Meine ersten Zeichnungen im Zeichnungsmodul? Die Dozentin versuchte, mir möglichst schonend beizubringen, dass die Zeichnungen dann doch nicht so wahnsinnig gut wären. Und dann pushte sie mich immer wieder bis an meine Grenzen. Ich erkannte, dass man nach diesem Totpunkt weitermachen und hindurch pushen muss, dass dahinter die erstaunlichsten Entdeckungen warten. Dass ich viel mehr Energie und Willenskraft habe, als ich dachte.

"Ich habe das Gefühl, dass du noch freier werden könntest - was blockiert dich so?"

"Komm, fang man an, rumzudreckeln!"

"Jetzt nimm mal diesen Aspekt hier und mach ihn auf ein einzelnes Blatt - und dann lass die Finger davon!"

 

Meine ersten Drucke im Druckmodul? Verschmiert, man erkannte kaum etwas drauf, ich knallte zwei Farben übereinander - schade um das gute Papier. Das nächste Bild - wieder mal fand ich mich in der Situation, dass eine Dozentin zu mir sagt: Schmeiss doch nicht alles auf dasselbe Bild! Überlege dir, was deine Kernaussage ist und bring das zu Papier. Und diesmal fiel der Zwanziger.

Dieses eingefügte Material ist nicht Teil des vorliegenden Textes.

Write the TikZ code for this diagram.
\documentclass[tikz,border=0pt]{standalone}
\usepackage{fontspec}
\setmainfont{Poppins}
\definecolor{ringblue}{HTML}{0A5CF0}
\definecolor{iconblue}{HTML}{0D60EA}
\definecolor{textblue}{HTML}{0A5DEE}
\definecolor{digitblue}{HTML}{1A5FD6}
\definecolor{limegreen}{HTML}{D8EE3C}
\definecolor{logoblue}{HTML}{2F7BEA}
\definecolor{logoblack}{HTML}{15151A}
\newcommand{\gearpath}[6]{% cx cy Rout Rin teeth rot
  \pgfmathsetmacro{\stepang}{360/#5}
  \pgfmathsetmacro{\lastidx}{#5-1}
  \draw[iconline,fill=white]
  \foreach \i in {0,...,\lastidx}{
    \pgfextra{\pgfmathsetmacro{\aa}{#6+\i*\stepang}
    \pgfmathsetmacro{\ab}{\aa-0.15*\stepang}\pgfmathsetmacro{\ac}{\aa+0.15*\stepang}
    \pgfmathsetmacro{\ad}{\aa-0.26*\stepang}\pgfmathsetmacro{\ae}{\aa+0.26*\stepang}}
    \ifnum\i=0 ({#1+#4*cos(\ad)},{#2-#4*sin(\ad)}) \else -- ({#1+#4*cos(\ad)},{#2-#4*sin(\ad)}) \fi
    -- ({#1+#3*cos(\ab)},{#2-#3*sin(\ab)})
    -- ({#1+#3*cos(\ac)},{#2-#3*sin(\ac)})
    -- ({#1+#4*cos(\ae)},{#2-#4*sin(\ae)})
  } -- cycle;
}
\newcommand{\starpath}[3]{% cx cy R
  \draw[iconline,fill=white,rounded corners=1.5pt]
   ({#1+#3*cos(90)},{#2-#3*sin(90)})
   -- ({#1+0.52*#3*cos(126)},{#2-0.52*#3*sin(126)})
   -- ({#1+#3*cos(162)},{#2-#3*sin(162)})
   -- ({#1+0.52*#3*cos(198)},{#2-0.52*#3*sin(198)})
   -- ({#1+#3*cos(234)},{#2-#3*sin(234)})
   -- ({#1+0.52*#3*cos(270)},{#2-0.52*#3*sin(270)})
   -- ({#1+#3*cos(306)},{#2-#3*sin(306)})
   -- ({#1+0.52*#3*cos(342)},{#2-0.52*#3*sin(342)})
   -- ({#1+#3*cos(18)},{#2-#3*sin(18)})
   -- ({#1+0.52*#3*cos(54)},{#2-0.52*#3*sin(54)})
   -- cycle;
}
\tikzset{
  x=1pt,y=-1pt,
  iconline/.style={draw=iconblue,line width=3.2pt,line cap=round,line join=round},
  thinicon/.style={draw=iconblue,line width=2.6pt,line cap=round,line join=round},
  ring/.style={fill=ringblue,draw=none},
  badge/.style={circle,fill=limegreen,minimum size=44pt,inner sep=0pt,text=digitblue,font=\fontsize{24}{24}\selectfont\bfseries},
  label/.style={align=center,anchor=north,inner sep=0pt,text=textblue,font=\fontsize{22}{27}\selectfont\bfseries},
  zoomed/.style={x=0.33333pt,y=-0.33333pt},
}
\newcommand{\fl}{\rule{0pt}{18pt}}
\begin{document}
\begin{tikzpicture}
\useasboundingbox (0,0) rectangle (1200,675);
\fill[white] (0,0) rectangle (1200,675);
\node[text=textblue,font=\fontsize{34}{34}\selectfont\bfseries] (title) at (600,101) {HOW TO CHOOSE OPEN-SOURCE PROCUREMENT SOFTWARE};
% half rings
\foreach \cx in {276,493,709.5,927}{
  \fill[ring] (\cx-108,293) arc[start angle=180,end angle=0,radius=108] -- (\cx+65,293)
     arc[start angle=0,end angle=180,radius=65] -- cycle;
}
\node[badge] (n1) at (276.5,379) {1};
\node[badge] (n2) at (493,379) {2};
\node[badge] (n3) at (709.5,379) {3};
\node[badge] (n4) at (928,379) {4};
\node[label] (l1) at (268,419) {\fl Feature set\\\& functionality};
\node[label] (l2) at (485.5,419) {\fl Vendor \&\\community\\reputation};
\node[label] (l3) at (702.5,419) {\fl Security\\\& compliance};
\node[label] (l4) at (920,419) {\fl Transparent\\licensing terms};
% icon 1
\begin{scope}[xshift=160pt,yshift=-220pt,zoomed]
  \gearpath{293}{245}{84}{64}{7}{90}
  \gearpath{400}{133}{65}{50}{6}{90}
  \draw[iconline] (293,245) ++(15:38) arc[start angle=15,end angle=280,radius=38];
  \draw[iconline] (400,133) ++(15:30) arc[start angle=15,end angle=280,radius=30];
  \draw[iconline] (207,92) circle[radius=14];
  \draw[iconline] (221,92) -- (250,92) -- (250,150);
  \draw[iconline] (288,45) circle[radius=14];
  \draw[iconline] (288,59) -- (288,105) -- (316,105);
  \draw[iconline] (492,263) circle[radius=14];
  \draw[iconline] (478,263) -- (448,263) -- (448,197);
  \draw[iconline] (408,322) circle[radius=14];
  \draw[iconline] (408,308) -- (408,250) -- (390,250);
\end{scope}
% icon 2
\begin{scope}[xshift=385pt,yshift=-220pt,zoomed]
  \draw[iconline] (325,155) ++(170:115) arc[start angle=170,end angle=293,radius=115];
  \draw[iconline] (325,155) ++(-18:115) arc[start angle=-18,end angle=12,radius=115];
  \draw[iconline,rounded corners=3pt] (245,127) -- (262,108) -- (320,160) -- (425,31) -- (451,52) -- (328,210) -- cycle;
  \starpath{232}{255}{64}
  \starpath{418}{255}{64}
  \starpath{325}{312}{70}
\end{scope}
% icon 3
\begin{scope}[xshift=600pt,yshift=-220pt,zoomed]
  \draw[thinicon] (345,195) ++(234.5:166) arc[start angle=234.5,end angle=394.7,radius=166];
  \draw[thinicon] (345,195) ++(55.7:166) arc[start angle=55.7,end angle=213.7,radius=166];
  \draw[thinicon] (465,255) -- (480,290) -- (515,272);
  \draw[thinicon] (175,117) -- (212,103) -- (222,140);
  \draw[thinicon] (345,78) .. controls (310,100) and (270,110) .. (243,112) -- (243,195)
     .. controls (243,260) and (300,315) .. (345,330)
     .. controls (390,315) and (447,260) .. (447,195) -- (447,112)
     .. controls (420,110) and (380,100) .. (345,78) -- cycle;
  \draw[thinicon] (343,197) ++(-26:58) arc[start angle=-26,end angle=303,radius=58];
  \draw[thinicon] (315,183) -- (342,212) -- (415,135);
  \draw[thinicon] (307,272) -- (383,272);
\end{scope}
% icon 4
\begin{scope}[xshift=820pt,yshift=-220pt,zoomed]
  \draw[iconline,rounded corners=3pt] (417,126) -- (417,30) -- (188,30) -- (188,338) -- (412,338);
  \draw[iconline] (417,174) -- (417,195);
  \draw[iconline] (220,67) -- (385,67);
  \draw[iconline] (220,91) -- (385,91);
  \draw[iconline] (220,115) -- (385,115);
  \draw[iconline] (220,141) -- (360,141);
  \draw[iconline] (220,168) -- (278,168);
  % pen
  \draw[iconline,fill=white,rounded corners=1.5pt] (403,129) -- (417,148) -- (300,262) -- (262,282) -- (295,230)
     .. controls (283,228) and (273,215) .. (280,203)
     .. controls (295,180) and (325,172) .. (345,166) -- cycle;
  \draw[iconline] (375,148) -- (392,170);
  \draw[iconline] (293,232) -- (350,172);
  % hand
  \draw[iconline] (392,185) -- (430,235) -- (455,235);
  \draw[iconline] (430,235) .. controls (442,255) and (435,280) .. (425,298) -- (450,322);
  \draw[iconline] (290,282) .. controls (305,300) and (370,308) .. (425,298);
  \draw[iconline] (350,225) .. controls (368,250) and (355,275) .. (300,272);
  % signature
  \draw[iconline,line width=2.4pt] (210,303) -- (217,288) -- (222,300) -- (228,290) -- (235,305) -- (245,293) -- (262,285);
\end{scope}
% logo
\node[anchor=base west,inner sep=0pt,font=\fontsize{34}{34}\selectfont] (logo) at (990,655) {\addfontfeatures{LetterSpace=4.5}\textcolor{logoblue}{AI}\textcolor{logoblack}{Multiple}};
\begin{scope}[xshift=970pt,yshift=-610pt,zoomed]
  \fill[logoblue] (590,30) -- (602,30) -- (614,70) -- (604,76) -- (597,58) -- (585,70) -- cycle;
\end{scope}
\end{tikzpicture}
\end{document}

"Ich kann ja tatsächlich mehrere Bilder machen, statt alles auf dasselbe Bild zu schmeissen!"

 

"Auf dem Zahnfleisch kriechen" trifft es nicht ansatzweise, wie ich mich zwischendurch gefühlt habe. Heute ist ein Tag, an dem ich sagen kann: "Es hat sich gelohnt - und ich bin stolz auf mich." Es kann sein, dass morgen wieder alles ganz anders ist, dass ich morgen wieder total blockiere oder dasselbe wieder und wieder wiederhole. Das ist sogar ziemlich wahrscheinlich. Aber heute - heute geniesse ich einfach mal dieses Hochgefühl.

 

Und was die Noten angeht, so hat uns der Studienleiter von Anfang an gesagt: "Noten sind unwichtig. Ihr arbeitet für euer Portfolio." Ich weiss nicht, was für eine Note ich im letzten Modul hatte. Ich will es gar nicht wissen. Am meisten habe ich Angst vor einer guten Note. Gute Noten machen mich überheblich. Vielleicht ist das meine nächste Lektion - wie man mit Lob und Anerkennung umgeht, den Höhenflug geniesst und dann aber auch wieder runter kommt.